-- Start of DATASET EXTRACT --

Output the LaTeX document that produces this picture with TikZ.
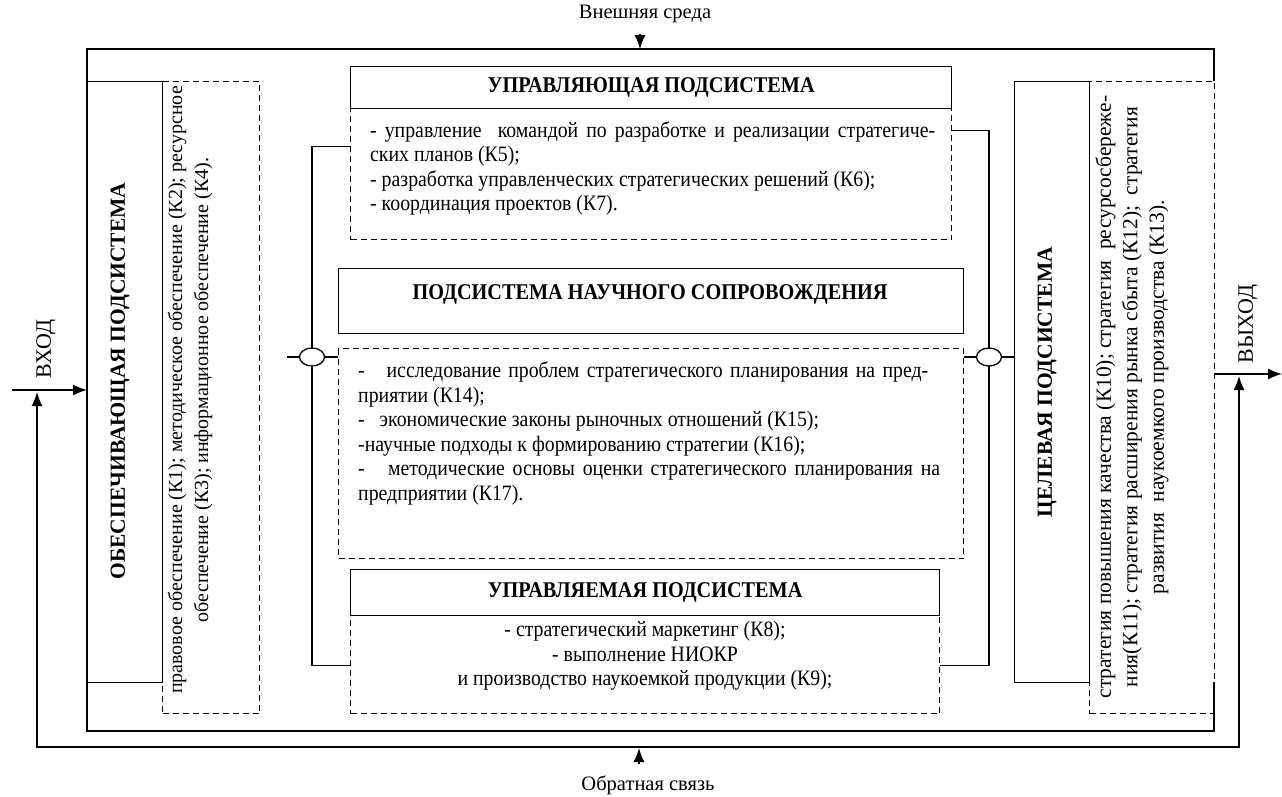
\documentclass[tikz,border=0pt]{standalone}
\usepackage{fontspec}
\setmainfont{Liberation Serif}
\newfontfamily\condfont[FakeStretch=0.9]{Liberation Serif}
\usetikzlibrary{arrows.meta,shapes.geometric,calc}
\tikzset{
  solidbox/.style={draw, line width=1.3pt, inner sep=0pt, anchor=north west},
  dashbox/.style={draw, line width=1.3pt, dash pattern=on 6pt off 4pt, inner sep=0pt, anchor=north west},
  hbody/.style={font=\condfont\fontsize{22}{24.5}\selectfont, inner sep=0pt},
  htitle/.style={font=\condfont\bfseries\fontsize{22.5}{24}\selectfont, inner sep=0pt},
  vbodyL/.style={font=\fontsize{20}{26}\selectfont, rotate=90, align=center, inner sep=0pt},
  vbodyR/.style={font=\fontsize{21.5}{26.5}\selectfont, rotate=90, align=center, inner sep=0pt},
  vtitle/.style={font=\bfseries\fontsize{21.5}{26}\selectfont, rotate=90, inner sep=0pt},
  lbl/.style={font=\fontsize{20.5}{24}\selectfont, inner sep=0pt},
  iolbl/.style={font=\fontsize{22}{24}\selectfont, inner sep=0pt, rotate=90},
  wire/.style={line width=1.3pt},
  arr/.style={line width=1.3pt, -{Latex[length=14pt,width=11pt]}},
  junction/.style={draw, ellipse, line width=1.3pt, fill=white, minimum width=25pt, minimum height=18pt, inner sep=0pt}
}
\begin{document}
\begin{tikzpicture}[x=1pt,y=-1pt]
\useasboundingbox (0,0) rectangle (1282,796);
% outer frame
\draw[line width=1.5pt] (1214,81) -- (1214,49) -- (87,49) -- (87,731) -- (1214,731) -- (1214,682);
% left subsystem
\node[dashbox, minimum width=97pt, minimum height=632pt] (leftD) at (162,81) {};
\node[solidbox, minimum width=75pt, minimum height=601pt] (leftS) at (87,81) {};
\node[vtitle] (leftT) at (120,381) {ОБЕСПЕЧИВАЮЩАЯ ПОДСИСТЕМА};
\node[vbodyL] (leftTxt) at (190,390) {правовое обеспечение (К1); методическое обеспечение (К2); ресурсное\\обеспечение (К3); информационное обеспечение (К4).};
% right subsystem
\node[dashbox, minimum width=125pt, minimum height=632pt] (rightD) at (1089,81) {};
\node[solidbox, minimum width=75pt, minimum height=601pt] (rightS) at (1014,81) {};
\node[vtitle] (rightT) at (1047,382) {ЦЕЛЕВАЯ ПОДСИСТЕМА};
\node[vbodyR] (rightTxt) at (1132,397) {стратегия повышения качества (К10); стратегия\ \ ресурсосбереже-\\ния(К11); стратегия расширения рынка сбыта (К12);\ \ стратегия\\развития\ \ наукоемкого производства (К13).};
% control subsystem
\node[dashbox, minimum width=601pt, minimum height=131pt] (ctrlD) at (350,108) {};
\node[solidbox, minimum width=601pt, minimum height=42pt, htitle] (ctrlT) at (350,66) {УПРАВЛЯЮЩАЯ ПОДСИСТЕМА};
\node[hbody, align=left, anchor=base west] (ctrlTxt) at (370,210.5) {\makebox[565pt][s]{- управление\ \ командой по разработке и реализации стратегиче-}\\ских планов (К5);\\- разработка управленческих стратегических решений (К6);\\- координация проектов (К7).};
% science subsystem
\node[solidbox, minimum width=625pt, minimum height=65pt] (sciT) at (338,268) {};
\node[htitle] (sciTitle) at (650,294) {ПОДСИСТЕМА НАУЧНОГО СОПРОВОЖДЕНИЯ};
\node[dashbox, minimum width=625pt, minimum height=210pt] (sciD) at (338,348) {};
\node[hbody, align=left, anchor=base west] (sciTxt) at (358,500) {\makebox[570pt][s]{-\ \ \ исследование проблем стратегического планирования на пред-}\\приятии (К14);\\-\ \ \ экономические законы рыночных отношений (К15);\\-научные подходы к формированию стратегии (К16);\\\makebox[582pt][s]{-\ \ \ методические основы оценки стратегического планирования на}\\предприятии (К17).};
% managed subsystem
\node[dashbox, minimum width=589pt, minimum height=98pt] (mgdD) at (350,615) {};
\node[solidbox, minimum width=589pt, minimum height=46pt, htitle] (mgdT) at (350,569) {УПРАВЛЯЕМАЯ ПОДСИСТЕМА};
\node[hbody, align=center, anchor=base] (mgdTxt) at (645,685.5) {- стратегический маркетинг (К8);\\- выполнение НИОКР\\и производство наукоемкой продукции (К9);};
% buses
\coordinate (lTop) at ($(ctrlD.north west)+(0,38.7)$);
\coordinate (lBot) at ($(mgdD.north west)+(0,50.7)$);
\coordinate (rTop) at ($(ctrlD.north east)+(0,22.7)$);
\coordinate (rBot) at ($(mgdD.north east)+(0,50.7)$);
\draw[wire] (lTop) -- (312,146.7) -- (312,665.7) -- (lBot);
\draw[wire] (rTop) -- (989,130.7) -- (989,665.7) -- (rBot);
\coordinate (lStub) at (287,357);
\node[junction] (lJ) at (312,357) {};
\node[junction] (rJ) at (989,357) {};
\draw[wire] (lStub) -- (lJ.west);
\draw[wire] (lJ.east) -- (sciD.west |- lJ.east);
\draw[wire] (rJ.west) -- (sciD.east |- rJ.west);
\draw[wire] (rJ.east) -- (rightS.west |- rJ.east);
% external environment
\node[lbl] (env) at (645,14) {Внешняя среда};
\coordinate (envA) at (640,34);
\draw[arr] (envA) -- (640,49);
% feedback
\node[lbl] (fb) at (648,785) {Обратная связь};
\coordinate (fbA) at (639,764);
\draw[arr] (fbA) -- (639,748);
\coordinate (fbL) at (37,392);
\coordinate (fbR) at (1239,376);
\draw[line width=1.5pt, {Latex[length=14pt,width=11pt]}-{Latex[length=14pt,width=11pt]}] (fbL) -- (37,747) -- (1239,747) -- (fbR);
% input / output
\coordinate (inS) at (12,390);
\draw[arr] (inS) -- (leftS.west |- inS);
\node[iolbl] (inL) at (46,349) {ВХОД};
\coordinate (outE) at (1282,374);
\draw[arr] (rightD.east |- outE) -- (outE);
\node[iolbl] (outL) at (1248,324) {ВЫХОД};
\end{tikzpicture}
\end{document}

-- End of DATASET EXTRACT --

--- WORK TO BE COMPLETED ---
Repeat all the data as it stands, dropping any images it holds.

--- EXERCISE RESPONSE ---
Output the LaTeX document that produces this picture with TikZ.
\documentclass[tikz,border=0pt]{standalone}
\usepackage{fontspec}
\setmainfont{Liberation Serif}
\newfontfamily\condfont[FakeStretch=0.9]{Liberation Serif}
\usetikzlibrary{arrows.meta,shapes.geometric,calc}
\tikzset{
  solidbox/.style={draw, line width=1.3pt, inner sep=0pt, anchor=north west},
  dashbox/.style={draw, line width=1.3pt, dash pattern=on 6pt off 4pt, inner sep=0pt, anchor=north west},
  hbody/.style={font=\condfont\fontsize{22}{24.5}\selectfont, inner sep=0pt},
  htitle/.style={font=\condfont\bfseries\fontsize{22.5}{24}\selectfont, inner sep=0pt},
  vbodyL/.style={font=\fontsize{20}{26}\selectfont, rotate=90, align=center, inner sep=0pt},
  vbodyR/.style={font=\fontsize{21.5}{26.5}\selectfont, rotate=90, align=center, inner sep=0pt},
  vtitle/.style={font=\bfseries\fontsize{21.5}{26}\selectfont, rotate=90, inner sep=0pt},
  lbl/.style={font=\fontsize{20.5}{24}\selectfont, inner sep=0pt},
  iolbl/.style={font=\fontsize{22}{24}\selectfont, inner sep=0pt, rotate=90},
  wire/.style={line width=1.3pt},
  arr/.style={line width=1.3pt, -{Latex[length=14pt,width=11pt]}},
  junction/.style={draw, ellipse, line width=1.3pt, fill=white, minimum width=25pt, minimum height=18pt, inner sep=0pt}
}
\begin{document}
\begin{tikzpicture}[x=1pt,y=-1pt]
\useasboundingbox (0,0) rectangle (1282,796);
% outer frame
\draw[line width=1.5pt] (1214,81) -- (1214,49) -- (87,49) -- (87,731) -- (1214,731) -- (1214,682);
% left subsystem
\node[dashbox, minimum width=97pt, minimum height=632pt] (leftD) at (162,81) {};
\node[solidbox, minimum width=75pt, minimum height=601pt] (leftS) at (87,81) {};
\node[vtitle] (leftT) at (120,381) {ОБЕСПЕЧИВАЮЩАЯ ПОДСИСТЕМА};
\node[vbodyL] (leftTxt) at (190,390) {правовое обеспечение (К1); методическое обеспечение (К2); ресурсное\\обеспечение (К3); информационное обеспечение (К4).};
% right subsystem
\node[dashbox, minimum width=125pt, minimum height=632pt] (rightD) at (1089,81) {};
\node[solidbox, minimum width=75pt, minimum height=601pt] (rightS) at (1014,81) {};
\node[vtitle] (rightT) at (1047,382) {ЦЕЛЕВАЯ ПОДСИСТЕМА};
\node[vbodyR] (rightTxt) at (1132,397) {стратегия повышения качества (К10); стратегия\ \ ресурсосбереже-\\ния(К11); стратегия расширения рынка сбыта (К12);\ \ стратегия\\развития\ \ наукоемкого производства (К13).};
% control subsystem
\node[dashbox, minimum width=601pt, minimum height=131pt] (ctrlD) at (350,108) {};
\node[solidbox, minimum width=601pt, minimum height=42pt, htitle] (ctrlT) at (350,66) {УПРАВЛЯЮЩАЯ ПОДСИСТЕМА};
\node[hbody, align=left, anchor=base west] (ctrlTxt) at (370,210.5) {\makebox[565pt][s]{- управление\ \ командой по разработке и реализации стратегиче-}\\ских планов (К5);\\- разработка управленческих стратегических решений (К6);\\- координация проектов (К7).};
% science subsystem
\node[solidbox, minimum width=625pt, minimum height=65pt] (sciT) at (338,268) {};
\node[htitle] (sciTitle) at (650,294) {ПОДСИСТЕМА НАУЧНОГО СОПРОВОЖДЕНИЯ};
\node[dashbox, minimum width=625pt, minimum height=210pt] (sciD) at (338,348) {};
\node[hbody, align=left, anchor=base west] (sciTxt) at (358,500) {\makebox[570pt][s]{-\ \ \ исследование проблем стратегического планирования на пред-}\\приятии (К14);\\-\ \ \ экономические законы рыночных отношений (К15);\\-научные подходы к формированию стратегии (К16);\\\makebox[582pt][s]{-\ \ \ методические основы оценки стратегического планирования на}\\предприятии (К17).};
% managed subsystem
\node[dashbox, minimum width=589pt, minimum height=98pt] (mgdD) at (350,615) {};
\node[solidbox, minimum width=589pt, minimum height=46pt, htitle] (mgdT) at (350,569) {УПРАВЛЯЕМАЯ ПОДСИСТЕМА};
\node[hbody, align=center, anchor=base] (mgdTxt) at (645,685.5) {- стратегический маркетинг (К8);\\- выполнение НИОКР\\и производство наукоемкой продукции (К9);};
% buses
\coordinate (lTop) at ($(ctrlD.north west)+(0,38.7)$);
\coordinate (lBot) at ($(mgdD.north west)+(0,50.7)$);
\coordinate (rTop) at ($(ctrlD.north east)+(0,22.7)$);
\coordinate (rBot) at ($(mgdD.north east)+(0,50.7)$);
\draw[wire] (lTop) -- (312,146.7) -- (312,665.7) -- (lBot);
\draw[wire] (rTop) -- (989,130.7) -- (989,665.7) -- (rBot);
\coordinate (lStub) at (287,357);
\node[junction] (lJ) at (312,357) {};
\node[junction] (rJ) at (989,357) {};
\draw[wire] (lStub) -- (lJ.west);
\draw[wire] (lJ.east) -- (sciD.west |- lJ.east);
\draw[wire] (rJ.west) -- (sciD.east |- rJ.west);
\draw[wire] (rJ.east) -- (rightS.west |- rJ.east);
% external environment
\node[lbl] (env) at (645,14) {Внешняя среда};
\coordinate (envA) at (640,34);
\draw[arr] (envA) -- (640,49);
% feedback
\node[lbl] (fb) at (648,785) {Обратная связь};
\coordinate (fbA) at (639,764);
\draw[arr] (fbA) -- (639,748);
\coordinate (fbL) at (37,392);
\coordinate (fbR) at (1239,376);
\draw[line width=1.5pt, {Latex[length=14pt,width=11pt]}-{Latex[length=14pt,width=11pt]}] (fbL) -- (37,747) -- (1239,747) -- (fbR);
% input / output
\coordinate (inS) at (12,390);
\draw[arr] (inS) -- (leftS.west |- inS);
\node[iolbl] (inL) at (46,349) {ВХОД};
\coordinate (outE) at (1282,374);
\draw[arr] (rightD.east |- outE) -- (outE);
\node[iolbl] (outL) at (1248,324) {ВЫХОД};
\end{tikzpicture}
\end{document}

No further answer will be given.